### Written exercise
Set down only those lines that fall from the line containing "Convert this chart to Apache ECharts code." through the line containing "var yMinorStep = 0.02;", unchanged and without pictures.

### Material for this task

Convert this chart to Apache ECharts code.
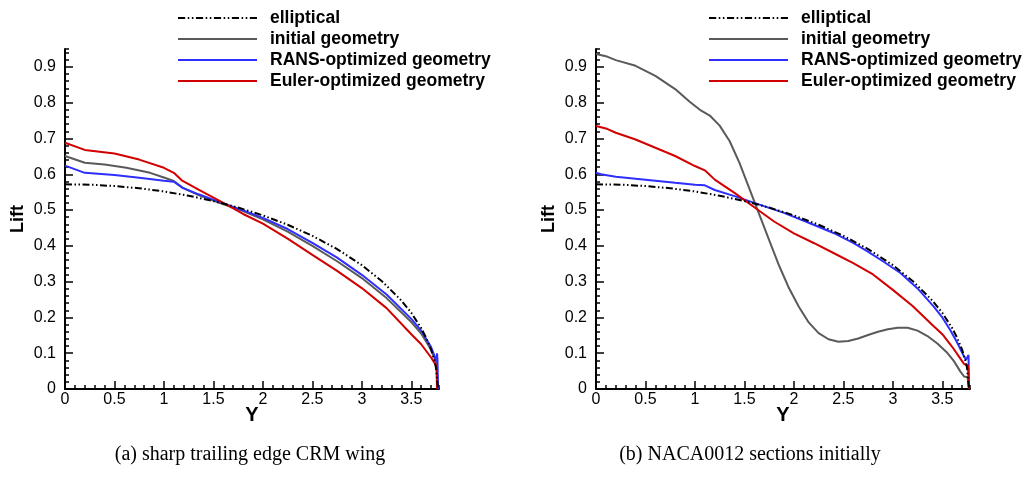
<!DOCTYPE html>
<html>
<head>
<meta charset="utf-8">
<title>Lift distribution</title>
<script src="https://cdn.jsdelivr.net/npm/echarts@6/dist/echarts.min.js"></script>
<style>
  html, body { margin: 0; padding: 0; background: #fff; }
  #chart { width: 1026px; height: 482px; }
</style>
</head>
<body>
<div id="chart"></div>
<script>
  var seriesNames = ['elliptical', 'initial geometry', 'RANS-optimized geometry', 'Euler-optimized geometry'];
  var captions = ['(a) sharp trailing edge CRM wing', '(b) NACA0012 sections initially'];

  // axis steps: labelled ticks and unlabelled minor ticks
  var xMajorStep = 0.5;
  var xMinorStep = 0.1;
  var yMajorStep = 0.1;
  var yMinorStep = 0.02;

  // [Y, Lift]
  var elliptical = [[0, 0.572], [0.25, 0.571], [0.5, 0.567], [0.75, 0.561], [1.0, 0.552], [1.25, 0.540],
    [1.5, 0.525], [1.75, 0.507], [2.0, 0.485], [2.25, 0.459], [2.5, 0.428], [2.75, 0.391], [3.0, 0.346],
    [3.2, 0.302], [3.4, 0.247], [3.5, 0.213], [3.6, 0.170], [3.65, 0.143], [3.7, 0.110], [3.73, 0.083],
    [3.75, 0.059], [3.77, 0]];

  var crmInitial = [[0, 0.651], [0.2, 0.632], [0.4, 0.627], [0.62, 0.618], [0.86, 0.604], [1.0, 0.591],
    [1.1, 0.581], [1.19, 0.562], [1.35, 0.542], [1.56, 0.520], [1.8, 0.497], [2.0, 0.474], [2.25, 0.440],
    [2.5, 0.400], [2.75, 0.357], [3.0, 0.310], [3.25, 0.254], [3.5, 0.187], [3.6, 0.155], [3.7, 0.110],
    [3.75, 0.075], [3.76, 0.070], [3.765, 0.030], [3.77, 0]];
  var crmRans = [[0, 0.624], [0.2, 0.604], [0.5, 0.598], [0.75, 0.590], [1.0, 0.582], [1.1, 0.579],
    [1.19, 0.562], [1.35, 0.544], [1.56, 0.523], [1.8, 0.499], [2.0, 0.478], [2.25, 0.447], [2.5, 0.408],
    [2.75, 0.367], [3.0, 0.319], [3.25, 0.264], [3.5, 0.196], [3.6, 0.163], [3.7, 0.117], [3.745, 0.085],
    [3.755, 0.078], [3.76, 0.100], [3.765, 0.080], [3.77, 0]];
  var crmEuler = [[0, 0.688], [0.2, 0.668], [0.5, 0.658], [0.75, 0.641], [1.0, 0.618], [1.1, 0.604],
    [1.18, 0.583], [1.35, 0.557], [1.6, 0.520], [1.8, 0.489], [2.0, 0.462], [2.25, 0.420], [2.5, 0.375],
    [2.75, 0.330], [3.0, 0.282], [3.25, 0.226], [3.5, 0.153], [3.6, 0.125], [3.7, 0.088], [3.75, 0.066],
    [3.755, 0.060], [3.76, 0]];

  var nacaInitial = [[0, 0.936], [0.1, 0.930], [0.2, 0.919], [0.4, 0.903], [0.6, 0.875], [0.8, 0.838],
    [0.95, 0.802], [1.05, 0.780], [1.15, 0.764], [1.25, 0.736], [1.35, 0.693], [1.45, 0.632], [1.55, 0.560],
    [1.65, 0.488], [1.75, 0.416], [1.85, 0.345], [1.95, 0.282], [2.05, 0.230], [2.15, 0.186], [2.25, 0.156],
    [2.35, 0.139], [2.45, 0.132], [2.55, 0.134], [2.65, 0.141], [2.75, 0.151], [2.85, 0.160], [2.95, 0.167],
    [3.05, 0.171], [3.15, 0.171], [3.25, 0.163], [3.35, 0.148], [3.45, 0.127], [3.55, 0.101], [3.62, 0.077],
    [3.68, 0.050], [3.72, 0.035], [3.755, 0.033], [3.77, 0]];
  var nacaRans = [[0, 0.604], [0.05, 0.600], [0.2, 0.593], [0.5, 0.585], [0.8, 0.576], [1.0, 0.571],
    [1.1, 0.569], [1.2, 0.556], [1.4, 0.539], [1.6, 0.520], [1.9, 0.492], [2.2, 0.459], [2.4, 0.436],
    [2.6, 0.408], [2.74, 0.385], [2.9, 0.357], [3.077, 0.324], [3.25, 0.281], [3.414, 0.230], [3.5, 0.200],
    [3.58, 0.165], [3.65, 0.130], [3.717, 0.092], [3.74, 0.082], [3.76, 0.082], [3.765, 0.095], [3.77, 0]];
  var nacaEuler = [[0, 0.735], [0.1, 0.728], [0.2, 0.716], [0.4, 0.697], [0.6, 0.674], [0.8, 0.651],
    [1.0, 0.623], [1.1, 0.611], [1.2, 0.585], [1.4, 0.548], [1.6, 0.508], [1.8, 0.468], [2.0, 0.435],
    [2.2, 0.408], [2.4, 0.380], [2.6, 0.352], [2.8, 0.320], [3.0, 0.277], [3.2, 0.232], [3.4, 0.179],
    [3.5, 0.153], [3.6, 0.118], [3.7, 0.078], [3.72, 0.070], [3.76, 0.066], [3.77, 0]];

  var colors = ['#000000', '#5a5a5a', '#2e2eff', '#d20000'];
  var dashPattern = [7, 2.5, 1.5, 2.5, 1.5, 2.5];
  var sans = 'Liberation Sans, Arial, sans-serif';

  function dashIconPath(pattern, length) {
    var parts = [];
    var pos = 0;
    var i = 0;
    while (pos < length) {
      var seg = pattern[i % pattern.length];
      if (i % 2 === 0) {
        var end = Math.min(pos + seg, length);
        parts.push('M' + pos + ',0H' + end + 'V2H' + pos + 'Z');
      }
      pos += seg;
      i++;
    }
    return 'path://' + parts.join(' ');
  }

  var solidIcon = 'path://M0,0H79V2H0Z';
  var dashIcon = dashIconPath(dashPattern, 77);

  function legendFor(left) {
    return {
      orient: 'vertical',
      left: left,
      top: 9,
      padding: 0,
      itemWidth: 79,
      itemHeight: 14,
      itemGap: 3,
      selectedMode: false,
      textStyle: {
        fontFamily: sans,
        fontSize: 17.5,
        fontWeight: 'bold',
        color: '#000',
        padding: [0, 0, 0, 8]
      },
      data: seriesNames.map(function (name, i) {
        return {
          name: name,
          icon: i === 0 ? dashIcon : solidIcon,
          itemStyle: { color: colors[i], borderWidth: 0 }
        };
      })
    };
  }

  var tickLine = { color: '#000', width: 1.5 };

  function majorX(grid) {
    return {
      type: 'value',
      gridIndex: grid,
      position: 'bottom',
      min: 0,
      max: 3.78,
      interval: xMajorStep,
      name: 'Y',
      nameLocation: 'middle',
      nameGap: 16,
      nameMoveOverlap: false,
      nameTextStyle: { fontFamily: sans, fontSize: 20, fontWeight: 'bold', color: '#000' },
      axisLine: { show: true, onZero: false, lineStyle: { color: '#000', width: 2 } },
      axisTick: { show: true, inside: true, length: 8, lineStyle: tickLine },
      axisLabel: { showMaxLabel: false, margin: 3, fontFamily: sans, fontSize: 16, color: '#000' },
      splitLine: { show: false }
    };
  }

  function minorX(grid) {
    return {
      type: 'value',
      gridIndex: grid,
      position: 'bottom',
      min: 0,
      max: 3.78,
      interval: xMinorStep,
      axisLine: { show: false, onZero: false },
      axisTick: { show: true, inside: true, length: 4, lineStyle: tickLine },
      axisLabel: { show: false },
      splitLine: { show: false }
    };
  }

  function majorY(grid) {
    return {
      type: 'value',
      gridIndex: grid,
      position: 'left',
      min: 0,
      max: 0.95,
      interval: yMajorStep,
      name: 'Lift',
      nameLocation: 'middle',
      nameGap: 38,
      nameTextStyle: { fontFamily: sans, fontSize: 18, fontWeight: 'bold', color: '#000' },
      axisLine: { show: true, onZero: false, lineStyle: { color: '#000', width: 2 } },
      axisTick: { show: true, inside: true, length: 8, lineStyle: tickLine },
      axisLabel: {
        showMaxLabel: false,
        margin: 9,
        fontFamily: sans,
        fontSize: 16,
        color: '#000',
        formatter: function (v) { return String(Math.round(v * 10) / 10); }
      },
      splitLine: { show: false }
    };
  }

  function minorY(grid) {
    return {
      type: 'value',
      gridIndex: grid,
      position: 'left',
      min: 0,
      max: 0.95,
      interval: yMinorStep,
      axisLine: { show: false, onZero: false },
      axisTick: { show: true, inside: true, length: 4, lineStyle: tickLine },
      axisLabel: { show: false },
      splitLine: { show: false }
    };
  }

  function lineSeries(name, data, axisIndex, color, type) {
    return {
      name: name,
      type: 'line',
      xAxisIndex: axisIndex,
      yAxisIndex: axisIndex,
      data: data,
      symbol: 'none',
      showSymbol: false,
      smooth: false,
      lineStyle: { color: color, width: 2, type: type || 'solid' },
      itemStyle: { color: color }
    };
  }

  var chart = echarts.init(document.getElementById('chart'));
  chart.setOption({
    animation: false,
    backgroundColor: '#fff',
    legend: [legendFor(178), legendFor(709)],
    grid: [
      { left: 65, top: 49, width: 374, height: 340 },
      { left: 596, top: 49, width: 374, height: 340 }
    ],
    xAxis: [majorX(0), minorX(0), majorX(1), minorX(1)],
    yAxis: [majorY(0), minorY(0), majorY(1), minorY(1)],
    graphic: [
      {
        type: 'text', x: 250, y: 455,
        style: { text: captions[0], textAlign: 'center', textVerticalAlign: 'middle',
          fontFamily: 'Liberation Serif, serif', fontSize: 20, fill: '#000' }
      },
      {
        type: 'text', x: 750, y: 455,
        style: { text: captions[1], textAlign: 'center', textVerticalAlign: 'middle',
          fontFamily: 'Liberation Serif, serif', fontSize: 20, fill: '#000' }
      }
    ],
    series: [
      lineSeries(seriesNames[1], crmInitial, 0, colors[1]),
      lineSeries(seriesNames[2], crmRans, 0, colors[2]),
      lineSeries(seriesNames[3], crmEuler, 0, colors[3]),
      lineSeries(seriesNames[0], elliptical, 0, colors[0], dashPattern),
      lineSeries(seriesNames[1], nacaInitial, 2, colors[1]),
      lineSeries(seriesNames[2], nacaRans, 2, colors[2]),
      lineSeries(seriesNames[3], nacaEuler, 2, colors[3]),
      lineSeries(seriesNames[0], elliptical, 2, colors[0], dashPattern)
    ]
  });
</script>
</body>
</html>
* * *
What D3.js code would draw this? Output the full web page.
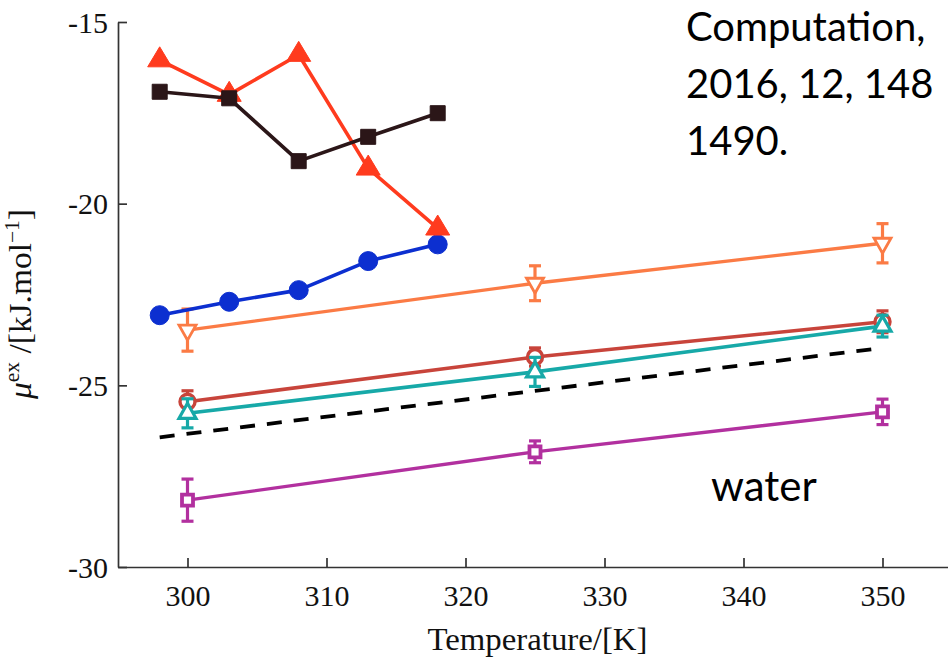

### Complete response
Convert this chart to Apache ECharts code.
<!DOCTYPE html>
<html>
<head>
<meta charset="utf-8">
<title>Lift distribution</title>
<script src="https://cdn.jsdelivr.net/npm/echarts@6/dist/echarts.min.js"></script>
<style>
  html, body { margin: 0; padding: 0; background: #fff; }
  #chart { width: 1026px; height: 482px; }
</style>
</head>
<body>
<div id="chart"></div>
<script>
  var seriesNames = ['elliptical', 'initial geometry', 'RANS-optimized geometry', 'Euler-optimized geometry'];
  var captions = ['(a) sharp trailing edge CRM wing', '(b) NACA0012 sections initially'];

  // axis steps: labelled ticks and unlabelled minor ticks
  var xMajorStep = 0.5;
  var xMinorStep = 0.1;
  var yMajorStep = 0.1;
  var yMinorStep = 0.02;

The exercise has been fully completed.